Abortion in Missouri

As of 2022, abortion in Missouri is illegal, with abortions only being legal in cases of medical emergency and several additional laws making access to abortion services difficult.[1] In 2014, a poll by the Pew Research Center found that 52% of Missouri adults said that abortion should be legal vs. 46% that believe it should be illegal in all or most cases. [2] According to a 2014 Public Religion Research Institute (PRRI) study, 51% of white women in the state believed that abortion is legal in all or most cases.[3]

Abortion in Missouri was legalized after the Roe v. Wade decision in 1973. Peaking at 29 abortion clinics in 1982, the number began to decline, going from twelve in 1992 to one in 2014, down to zero for a time in 2016, but back to one from 2017 to May 2019 when the last remaining clinic announced it would likely lose its license. However, the clinic remained open as of 2020.

According to the Guttmacher Institute, in 2017, there were 4,710 abortions in Missouri. There was an eight percent decline in the abortion rate in Missouri between 2014 and 2017, from 4.4 to 4.0 abortions per 1,000 women of reproductive age. Abortions in Missouri represent 0.5 percent of all abortions in the United States.[citation needed]

In 2017, about 33 percent of abortions were medication abortions.[citation needed]

The state saw anti-abortion rights violence in 2000 in Marion County.[citation needed][4]

On 24 June 2022, following the United States Supreme Court's ruling in Dobbs v. Jackson Women's Health Organization, Missouri Attorney General Eric Schmitt signed a proclamation bringing into effect the state's "trigger law", banning all non-medically necessary abortions.[5]

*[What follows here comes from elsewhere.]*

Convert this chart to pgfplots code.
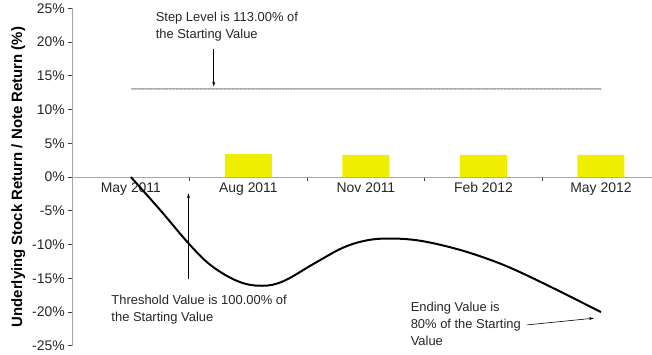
\documentclass[border=0pt]{standalone}
\usepackage{fontspec}
\setmainfont{Liberation Sans}
\usepackage{pgfplots}
\pgfplotsset{compat=1.18}
\usetikzlibrary{arrows.meta}
\definecolor{baryellow}{RGB}{240,238,0}
\begin{document}
\begin{tikzpicture}
\begin{axis}[
  scale only axis, width=580bp, height=338bp,
  xmin=-0.5, xmax=4.43, ymin=-25, ymax=25,
  axis y line*=left, axis x line*=middle,
  axis line style={-, draw=gray!70, line width=1pt},
  hide obscured x ticks=false,
  xtick={-0.5,0.5,1.5,2.5,3.5},
  xticklabels={},
  extra x ticks={0,1,2,3,4},
  extra x tick labels={May 2011,Aug 2011,Nov 2011,Feb 2012,May 2012},
  extra x tick style={major tick length=0pt},
  ytick={-25,-20,...,25},
  yticklabel={\pgfmathprintnumber{\tick}\%},
  /pgf/number format/assume math mode=true,
  tick align=outside, major tick length=4pt,
  tick style={draw=gray!50!black, line width=0.8pt},
  ticklabel style={font=\fontsize{14}{16}\selectfont, text=black!85},
  xticklabel style={yshift=-2pt},
  ylabel={\bfseries Underlying Stock Return / Note Return (\%)},
  ylabel style={font=\fontsize{15}{16}\selectfont, yshift=0pt},
  clip=false,
]
% yellow bars
\addplot[ybar, bar width=0.4, fill=baryellow, draw=none] coordinates {(1,3.4) (2,3.3) (3,3.3) (4,3.3)};
% step level line
\addplot[gray!65, line width=2pt] coordinates {(0,13) (4,13)};
\addplot[gray!30, line width=0.6pt, dash pattern=on 0.8pt off 0.8pt] coordinates {(0,13) (4,13)};
% underlying stock curve
\addplot[black, line width=2pt, smooth, tension=0.6] coordinates {
(0,0) (0.25,-4.9) (0.5,-10) (0.69,-13.2) (0.92,-15.5) (1.12,-16.1) (1.3,-15.4)
(1.56,-12.8) (1.8,-10.5) (2.0,-9.4) (2.2,-9.1) (2.45,-9.4) (2.74,-10.5)
(3.0,-11.9) (3.25,-13.6) (3.6,-16.5) (4,-20)};
% annotations
\node[anchor=north west, align=left, font=\fontsize{13}{17}\selectfont, text=black!85, inner sep=0pt]
  at (axis cs:0.21,24.4) {Step Level is 113.00\% of\\the Starting Value};
\draw[-{Stealth[length=5pt,width=3pt]}, line width=0.6pt] (axis cs:0.705,18.9) -- (axis cs:0.705,13.4);
\node[anchor=north west, align=left, font=\fontsize{13}{17}\selectfont, text=black!85, inner sep=0pt]
  at (axis cs:-0.167,-17.4) {Threshold Value is 100.00\% of\\the Starting Value};
\draw[-{Stealth[length=5pt,width=3pt]}, line width=0.6pt] (axis cs:0.49,-15.1) -- (axis cs:0.49,-2.4);
\node[anchor=north west, align=left, font=\fontsize{13}{17}\selectfont, text=black!85, inner sep=0pt]
  at (axis cs:2.38,-18.5) {Ending Value is\\80\% of the Starting\\Value};
\draw[-{Stealth[length=5pt,width=3pt]}, line width=0.6pt] (axis cs:3.37,-21.9) -- (axis cs:3.94,-20.9);
\end{axis}
\path (current bounding box.west) ++(-8bp,0);
\end{tikzpicture}
\end{document}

  1. ^ Vagianos, Alanna (2022-06-24). "Abortion Is Now Illegal In These States". Yahoo! News. Retrieved 2022-06-24.
  2. ^ "Views about abortion by state - Religion in America: U.S. Religious Data, Demographics and Statistics". Pew Research Center. Retrieved 2019-05-23.
  3. ^ Brownstein, Ronald (2019-05-23). "White Women Are Helping States Pass Abortion Restrictions". The Atlantic. Retrieved 2019-05-26.
  4. ^ Jacobsen, Mirielle; Royer, Heather (December 2010). "Aftershocks: The Impact of Clinic Violence on Abortion Services". National Bureau of Economic Research. Working Paper Series. doi:10.3386/w16603. S2CID 11034855.
  5. ^ "Abortion ends in Missouri following SCOTUS ruling". 24 June 2022.